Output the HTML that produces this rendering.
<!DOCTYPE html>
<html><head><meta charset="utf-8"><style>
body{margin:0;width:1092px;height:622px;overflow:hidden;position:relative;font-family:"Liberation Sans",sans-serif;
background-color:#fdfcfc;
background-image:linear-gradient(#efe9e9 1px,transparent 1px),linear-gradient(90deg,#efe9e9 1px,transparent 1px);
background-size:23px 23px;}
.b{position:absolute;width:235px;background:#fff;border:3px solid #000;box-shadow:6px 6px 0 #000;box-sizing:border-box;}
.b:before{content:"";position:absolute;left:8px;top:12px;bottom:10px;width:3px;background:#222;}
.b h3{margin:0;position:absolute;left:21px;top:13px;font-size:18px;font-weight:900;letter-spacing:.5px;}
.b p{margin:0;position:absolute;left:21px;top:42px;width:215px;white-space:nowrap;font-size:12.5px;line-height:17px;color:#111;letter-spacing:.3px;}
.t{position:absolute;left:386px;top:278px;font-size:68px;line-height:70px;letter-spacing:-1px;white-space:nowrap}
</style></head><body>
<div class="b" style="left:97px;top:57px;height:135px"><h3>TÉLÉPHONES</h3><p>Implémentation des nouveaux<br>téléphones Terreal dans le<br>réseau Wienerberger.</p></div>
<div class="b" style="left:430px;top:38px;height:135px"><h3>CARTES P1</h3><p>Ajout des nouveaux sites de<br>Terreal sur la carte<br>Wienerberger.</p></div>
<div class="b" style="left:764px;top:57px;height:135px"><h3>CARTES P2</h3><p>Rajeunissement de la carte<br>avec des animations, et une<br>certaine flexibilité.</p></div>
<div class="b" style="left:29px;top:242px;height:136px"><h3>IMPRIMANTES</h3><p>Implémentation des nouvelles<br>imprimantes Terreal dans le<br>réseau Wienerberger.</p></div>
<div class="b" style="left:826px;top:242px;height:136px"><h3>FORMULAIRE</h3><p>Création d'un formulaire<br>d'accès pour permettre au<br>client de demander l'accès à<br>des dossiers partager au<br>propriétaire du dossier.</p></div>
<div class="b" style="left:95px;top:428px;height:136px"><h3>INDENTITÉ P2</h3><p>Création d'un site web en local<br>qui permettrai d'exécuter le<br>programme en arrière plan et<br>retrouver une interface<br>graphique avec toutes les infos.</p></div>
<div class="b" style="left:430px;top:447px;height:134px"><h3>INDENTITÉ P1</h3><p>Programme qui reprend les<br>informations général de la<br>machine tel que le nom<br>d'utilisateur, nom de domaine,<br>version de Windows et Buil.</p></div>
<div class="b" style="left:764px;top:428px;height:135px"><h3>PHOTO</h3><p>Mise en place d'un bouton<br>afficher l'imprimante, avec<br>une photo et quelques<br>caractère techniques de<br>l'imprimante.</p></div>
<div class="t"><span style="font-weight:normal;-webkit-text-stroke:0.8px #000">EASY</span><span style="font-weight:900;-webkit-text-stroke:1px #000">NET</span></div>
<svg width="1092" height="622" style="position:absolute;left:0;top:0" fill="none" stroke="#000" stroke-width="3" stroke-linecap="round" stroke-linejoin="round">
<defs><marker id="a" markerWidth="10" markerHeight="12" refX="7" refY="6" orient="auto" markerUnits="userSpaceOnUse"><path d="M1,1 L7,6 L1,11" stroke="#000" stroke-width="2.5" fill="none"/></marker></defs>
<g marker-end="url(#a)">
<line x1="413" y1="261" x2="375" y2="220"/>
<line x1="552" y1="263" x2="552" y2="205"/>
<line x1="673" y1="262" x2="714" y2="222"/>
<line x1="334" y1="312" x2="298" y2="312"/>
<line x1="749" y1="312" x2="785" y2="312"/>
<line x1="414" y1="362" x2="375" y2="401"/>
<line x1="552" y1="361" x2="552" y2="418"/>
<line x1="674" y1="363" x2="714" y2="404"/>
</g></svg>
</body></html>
---
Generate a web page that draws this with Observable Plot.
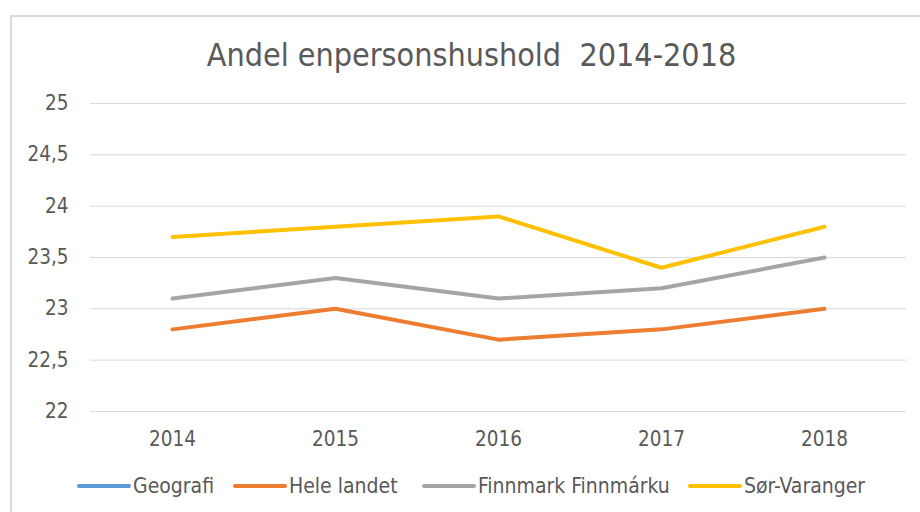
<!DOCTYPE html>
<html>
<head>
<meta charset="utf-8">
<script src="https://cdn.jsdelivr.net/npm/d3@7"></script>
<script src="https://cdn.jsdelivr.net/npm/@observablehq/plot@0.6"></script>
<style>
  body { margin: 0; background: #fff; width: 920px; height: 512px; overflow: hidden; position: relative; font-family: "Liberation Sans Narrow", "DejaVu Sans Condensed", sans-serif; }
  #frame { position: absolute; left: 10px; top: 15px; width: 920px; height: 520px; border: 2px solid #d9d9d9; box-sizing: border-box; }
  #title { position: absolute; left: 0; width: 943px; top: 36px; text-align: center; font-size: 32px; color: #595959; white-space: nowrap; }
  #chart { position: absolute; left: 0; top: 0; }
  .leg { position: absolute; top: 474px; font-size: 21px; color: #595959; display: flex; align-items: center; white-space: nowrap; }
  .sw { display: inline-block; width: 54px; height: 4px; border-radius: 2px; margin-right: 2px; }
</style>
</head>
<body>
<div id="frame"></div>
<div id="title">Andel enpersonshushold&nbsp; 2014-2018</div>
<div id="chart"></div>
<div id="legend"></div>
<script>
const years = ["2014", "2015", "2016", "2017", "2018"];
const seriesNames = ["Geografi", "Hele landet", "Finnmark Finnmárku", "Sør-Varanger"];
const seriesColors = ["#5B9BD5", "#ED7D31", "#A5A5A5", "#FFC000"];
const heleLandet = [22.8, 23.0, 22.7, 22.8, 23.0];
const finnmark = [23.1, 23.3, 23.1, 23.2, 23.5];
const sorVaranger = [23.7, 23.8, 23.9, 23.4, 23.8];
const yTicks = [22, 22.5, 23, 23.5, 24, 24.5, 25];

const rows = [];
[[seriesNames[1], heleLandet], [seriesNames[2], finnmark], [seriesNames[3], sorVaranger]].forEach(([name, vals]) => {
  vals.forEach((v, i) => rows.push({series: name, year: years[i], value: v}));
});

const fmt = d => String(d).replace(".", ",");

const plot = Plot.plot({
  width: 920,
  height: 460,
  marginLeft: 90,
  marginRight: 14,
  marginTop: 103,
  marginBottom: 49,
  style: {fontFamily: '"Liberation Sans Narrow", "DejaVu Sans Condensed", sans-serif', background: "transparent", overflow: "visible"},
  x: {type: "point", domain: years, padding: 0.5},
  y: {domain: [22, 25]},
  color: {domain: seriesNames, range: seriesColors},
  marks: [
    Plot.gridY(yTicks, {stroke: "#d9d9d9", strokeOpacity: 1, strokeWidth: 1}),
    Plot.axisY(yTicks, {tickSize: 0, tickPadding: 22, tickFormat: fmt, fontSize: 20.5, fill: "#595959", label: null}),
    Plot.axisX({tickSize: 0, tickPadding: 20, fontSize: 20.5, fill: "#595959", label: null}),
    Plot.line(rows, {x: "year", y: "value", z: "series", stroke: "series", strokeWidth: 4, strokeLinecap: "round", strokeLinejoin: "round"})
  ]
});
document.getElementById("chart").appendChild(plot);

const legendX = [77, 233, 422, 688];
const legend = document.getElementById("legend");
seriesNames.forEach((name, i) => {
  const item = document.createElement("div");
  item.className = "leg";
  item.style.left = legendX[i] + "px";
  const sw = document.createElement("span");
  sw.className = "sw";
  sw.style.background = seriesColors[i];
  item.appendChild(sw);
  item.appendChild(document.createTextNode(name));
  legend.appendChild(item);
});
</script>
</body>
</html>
---
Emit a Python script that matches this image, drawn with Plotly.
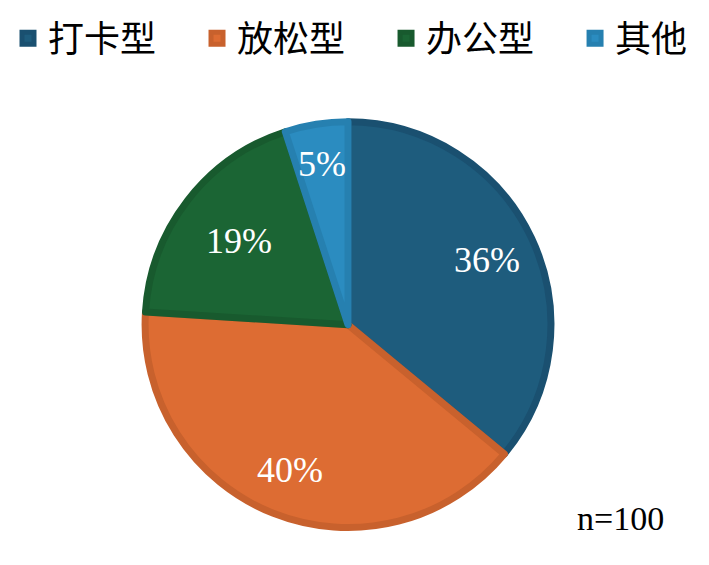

▸ Exercise aim:
From the listing above, copy every line that holds the string "this".

▸ Result of the task:
Output the HTML that produces this rendering.
Generate a web page that draws this with Observable Plot.
Emit a Python script that matches this image, drawn with Plotly.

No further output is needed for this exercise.